U.S. House Speaker Nancy Pelosi lands in Taiwan, China warns of countermeasures

U.S. House Speaker Nancy Pelosi has arrived in Taiwan despite threats from Beijing of serious consequences

August 02, 2022 08:55 pm | Updated August 03, 2022 11:43 am IST - Beijing

In this photo released by the Taiwan Ministry of Foreign Affairs, U.S. House Speaker Nancy Pelosi arrives in Taipei, Taiwan, on August 2, 2022.

In this photo released by the Taiwan Ministry of Foreign Affairs, U.S. House Speaker Nancy Pelosi arrives in Taipei, Taiwan, on August 2, 2022. | Photo Credit: AP

United States House Speaker and veteran Democratic politician Nancy Pelosi arrived in Taipei on Tuesday evening, marking the most high-level political engagement from the U.S. to Taiwan in 25 years.

China condemned the visit as “a major political provocation” and said it would launch “targeted military operations” as countermeasures, even as Beijing on Tuesday scrambled Su-35 fighters across the median of the Taiwan Strait in a show of force, placed restrictions on several Taiwanese exporters, and announced live-fire drills to be held in six regions surrounding the island of Taiwan from Thursday to Sunday.

Read: Taiwan | The next flashpoint in the U.S.-China contest

China’s Defence Ministry said it is “on high alert” while the PLA Eastern Theatre Command announced it will hold joint sea and air exercises in the sea and airspaces of northern, southwestern and southeastern Taiwan and also carry out missile tests.

China’s Foreign Ministry in a statement released shortly after Ms. Pelosi’s U.S. Air Force-operated Boeing C-40C plane touched down in Taipei, said “her visit to and activities in Taiwan, in whatever form and for whatever reason, is a major political provocation to upgrade U.S. official exchanges with Taiwan”.

Ms. Pelosi, on arrival, said her “delegation’s visit to Taiwan honours America’s unwavering commitment to supporting Taiwan’s vibrant democracy”. “Our discussions with [the] Taiwan leadership reaffirm our support for our partner & promote our shared interests, including advancing a free and open Indo-Pacific region,” she said.  

Underlining the importance on the visit placed by Taiwan, which has seen the number of countries that maintain formal relations dwindle to only around a dozen, Foreign Minister Joseph Wu welcomed Ms. Pelosi at the airport. Talks with President Tsai Ing-wen are set for Wednesday.

Chinese Foreign Ministry spokesperson Hua Chunying, earlier on Tuesday, accused the U.S. of “hollowing out” its commitment to a “One China Policy”. “The U.S. and Taiwan have made provocations together first, whereas China has been compelled to act in self-defence,” she said. “Any countermeasure to be taken by China would be a justified and necessary response to the U.S. oblivion to China’s repeated démarches and the U.S.’s unscrupulous behaviour”.

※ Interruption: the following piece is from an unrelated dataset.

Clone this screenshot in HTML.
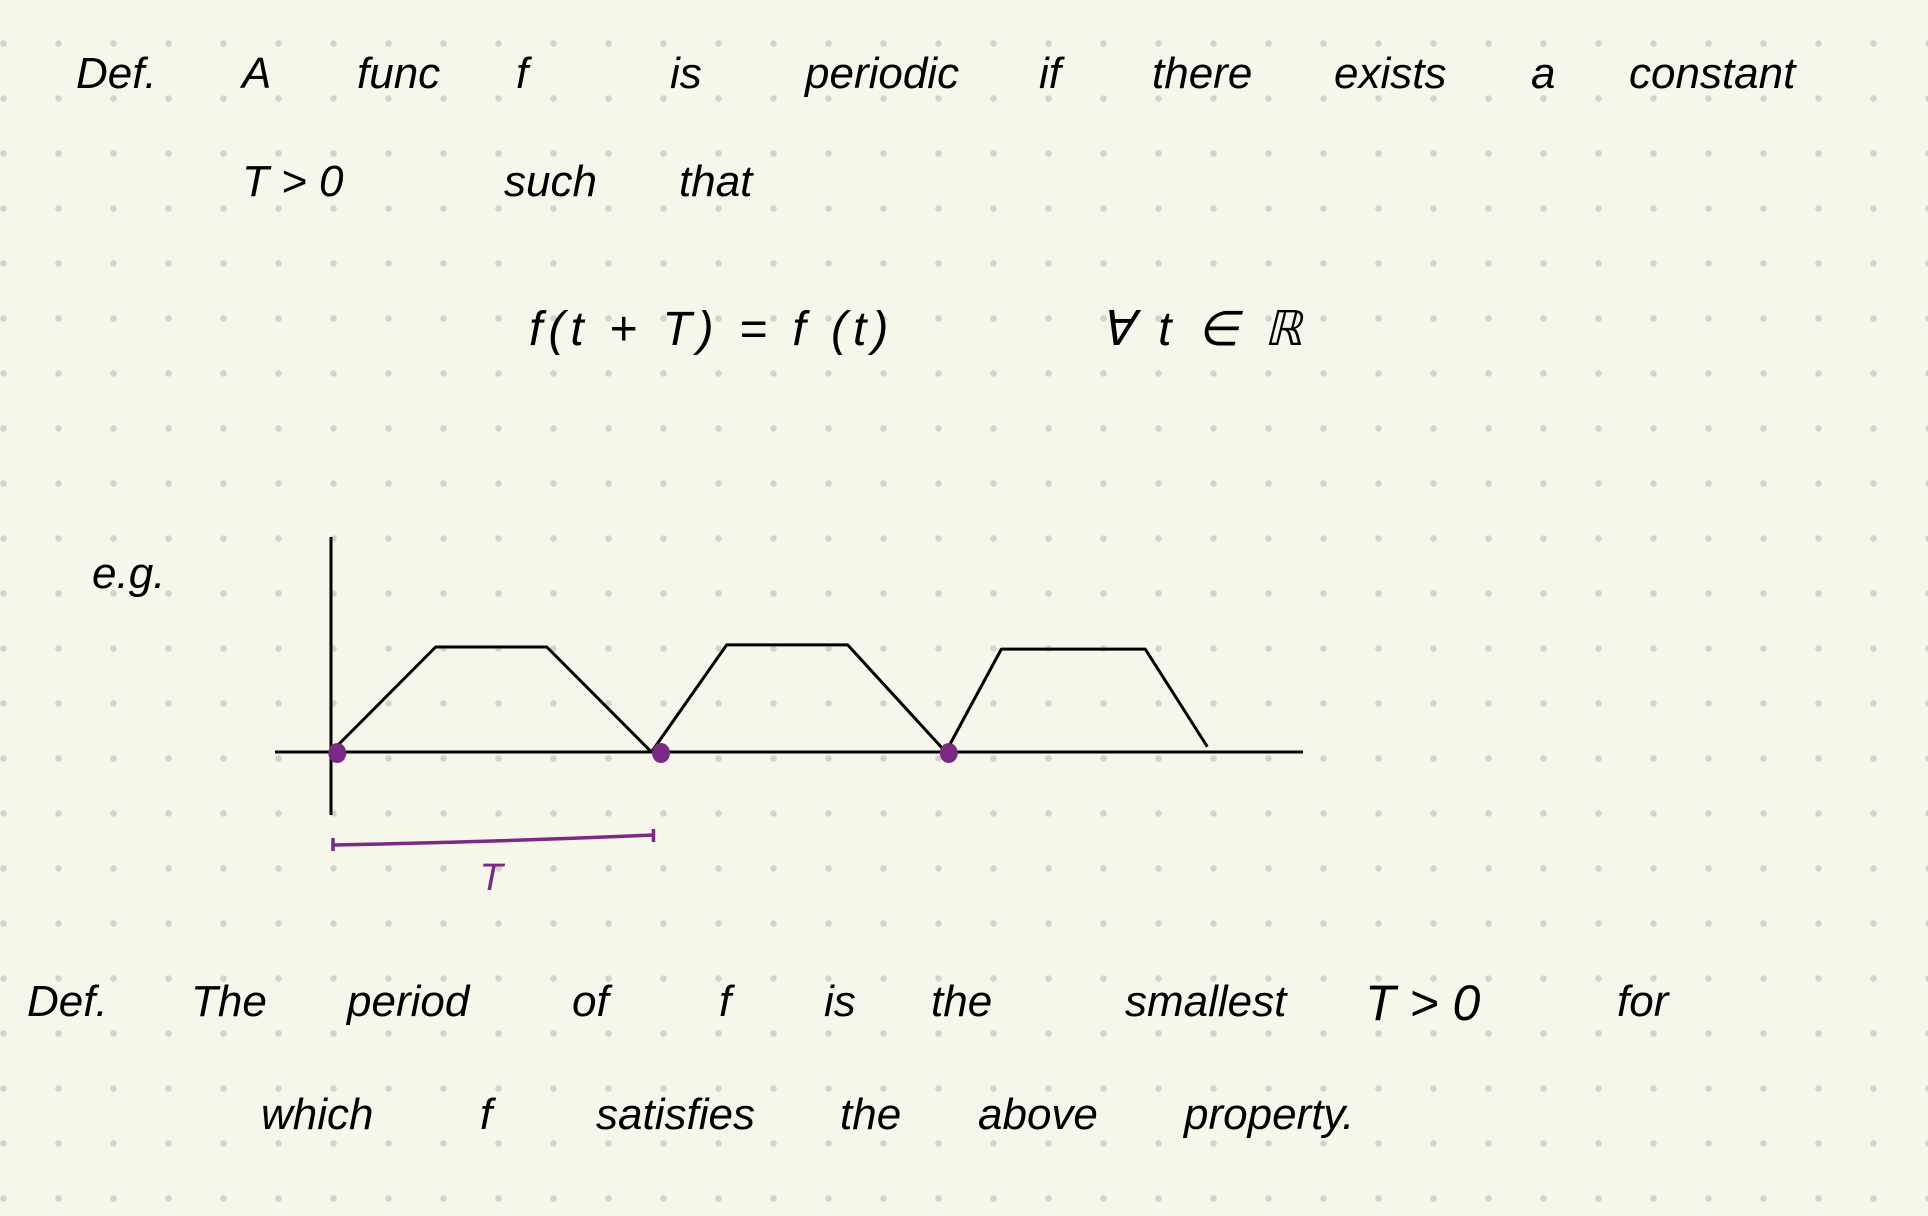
<!DOCTYPE html>
<html><head><meta charset="utf-8"><style>
html,body{margin:0;padding:0;background:#f7f6ea;}
#c{position:relative;width:1928px;height:1216px;overflow:hidden;
background-color:#f7f6ea;
background-image:radial-gradient(circle,#d3d3cb 3px,transparent 3.5px);
background-size:55px 55px;background-position:-24px 16px;}
.t{position:absolute;font-family:"Liberation Sans",sans-serif;font-size:44px;color:#000;white-space:nowrap;line-height:1;font-style:italic;}
svg{position:absolute;left:0;top:0;}
</style></head><body>
<div id="c">
<span class="t" style="left:76px;top:52px">Def.</span>
<span class="t" style="left:242px;top:52px">A</span>
<span class="t" style="left:357px;top:52px">func</span>
<span class="t" style="left:516px;top:52px">f</span>
<span class="t" style="left:670px;top:52px">is</span>
<span class="t" style="left:805px;top:52px">periodic</span>
<span class="t" style="left:1039px;top:52px">if</span>
<span class="t" style="left:1152px;top:52px">there</span>
<span class="t" style="left:1334px;top:52px">exists</span>
<span class="t" style="left:1531px;top:52px">a</span>
<span class="t" style="left:1629px;top:52px">constant</span>
<span class="t" style="left:242px;top:160px">T &gt; 0</span>
<span class="t" style="left:504px;top:160px">such</span>
<span class="t" style="left:679px;top:160px">that</span>
<span class="t" style="left:529px;top:306px;font-size:48px;letter-spacing:6px">f(t + T) = f (t)</span>
<span class="t" style="left:1100px;top:306px;font-size:48px;letter-spacing:6px">∀ t ∈ ℝ</span>
<span class="t" style="left:92px;top:552px">e.g.</span>
<span class="t" style="left:27px;top:980px">Def.</span>
<span class="t" style="left:191px;top:980px">The</span>
<span class="t" style="left:347px;top:980px">period</span>
<span class="t" style="left:572px;top:980px">of</span>
<span class="t" style="left:719px;top:980px">f</span>
<span class="t" style="left:824px;top:980px">is</span>
<span class="t" style="left:931px;top:980px">the</span>
<span class="t" style="left:1125px;top:980px">smallest</span>
<span class="t" style="left:1365px;top:978px;font-size:50px">T &gt; 0</span>
<span class="t" style="left:1617px;top:980px">for</span>
<span class="t" style="left:261px;top:1093px">which</span>
<span class="t" style="left:480px;top:1093px">f</span>
<span class="t" style="left:596px;top:1093px">satisfies</span>
<span class="t" style="left:840px;top:1093px">the</span>
<span class="t" style="left:978px;top:1093px">above</span>
<span class="t" style="left:1184px;top:1093px">property.</span>
<svg id="g" width="1928" height="1216"></svg>
</div>
<script>
// function vertices in data units (t, f(t)); period ≈ 1
const tVals = [0, 0.32, 0.66, 0.98, 1.21, 1.58, 1.88, 2.05, 2.49, 2.68];
const fVals = [0, 1.0, 1.0, 0, 1.02, 1.02, 0, 0.98, 0.98, 0.05];
const markT = [0.01, 1.0, 1.88];
const periodT = 0.98;
const X0 = 331, XS = 327, Y0 = 752, YS = 105;
const xs = t => X0 + t * XS;
const ys = v => Y0 - v * YS;
const NS = "http://www.w3.org/2000/svg";
const g = document.getElementById('g');
function mk(tag, attrs){const e=document.createElementNS(NS,tag);for(const k in attrs)e.setAttribute(k,attrs[k]);g.appendChild(e);return e;}
let e;
e = mk('line',{x1:331,y1:537,x2:331,y2:815,stroke:'#000','stroke-width':3});


e = mk('line',{x1:275,y1:752,x2:1303,y2:752,stroke:'#000','stroke-width':3});


e = mk('polyline',{points:tVals.map((t,i)=>xs(t)+','+ys(fVals[i])).join(' '),fill:'none',stroke:'#000','stroke-width':3,'stroke-linejoin':'round'});


markT.forEach(t=>{
  const d = mk('ellipse',{cx:xs(t)+3,cy:Y0+1,rx:9,ry:10,fill:'#7a2a85'});
  
  
});
const b0 = xs(0)+2, b1 = xs(periodT)+2;
e = mk('path',{d:`M${b0},845 Q${(b0+b1)/2},842 ${b1},835 M${b0},838 L${b0},851 M${b1},829 L${b1},842`,fill:'none',stroke:'#7a2a85','stroke-width':3.5});


e = mk('text',{x:(b0+b1)/2-2,y:890,'font-family':'Liberation Sans, sans-serif','font-size':38,'font-style':'italic',fill:'#7a2a85','text-anchor':'middle'});
e.textContent='T';


</script>
</body></html>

Chinese analysts expected a series of measures to be announced in coming days and weeks, from military drills to economic actions, as well as a period of increasingly fraught relations between the world’s two biggest powers.

U.S. Secretary of State Antony Blinken sought to distance the White House from the visit, underlining, as President Biden had also conveyed to his counterpart Xi Jinping in a phone call on July 28, that “Congress is an independent, coequal branch of government” and “the decision is entirely the speaker’s”.  He said if “China tries to create some kind of crisis or otherwise escalate tensions, that would be entirely on Beijing” and there was “precedent”. The last visit by a House Speaker was, however, as far back as in 1997, although members of Congress have since visited.

China rejected that argument, saying “when the House Speaker, being the third-highest ranking figure in the U.S. government, flies on U.S. military aircraft and makes a provocative visit to the Taiwan region, it is by no means an unofficial action”.

While China has blamed the U.S. of crossing “red lines”, the visit has been welcomed in Taiwan, which has accused Beijing of trying to change the current status quo through a combination of military pressure and moves to isolate Taiwan internationally.

Economic measures may now follow. China, which is Taiwan’s biggest trading partner, on Monday barred shipments from 100 Taiwanese exporters of products including seafood and honey.

For now, however, the rare high-level visit is being welcomed in the island of 23 million people.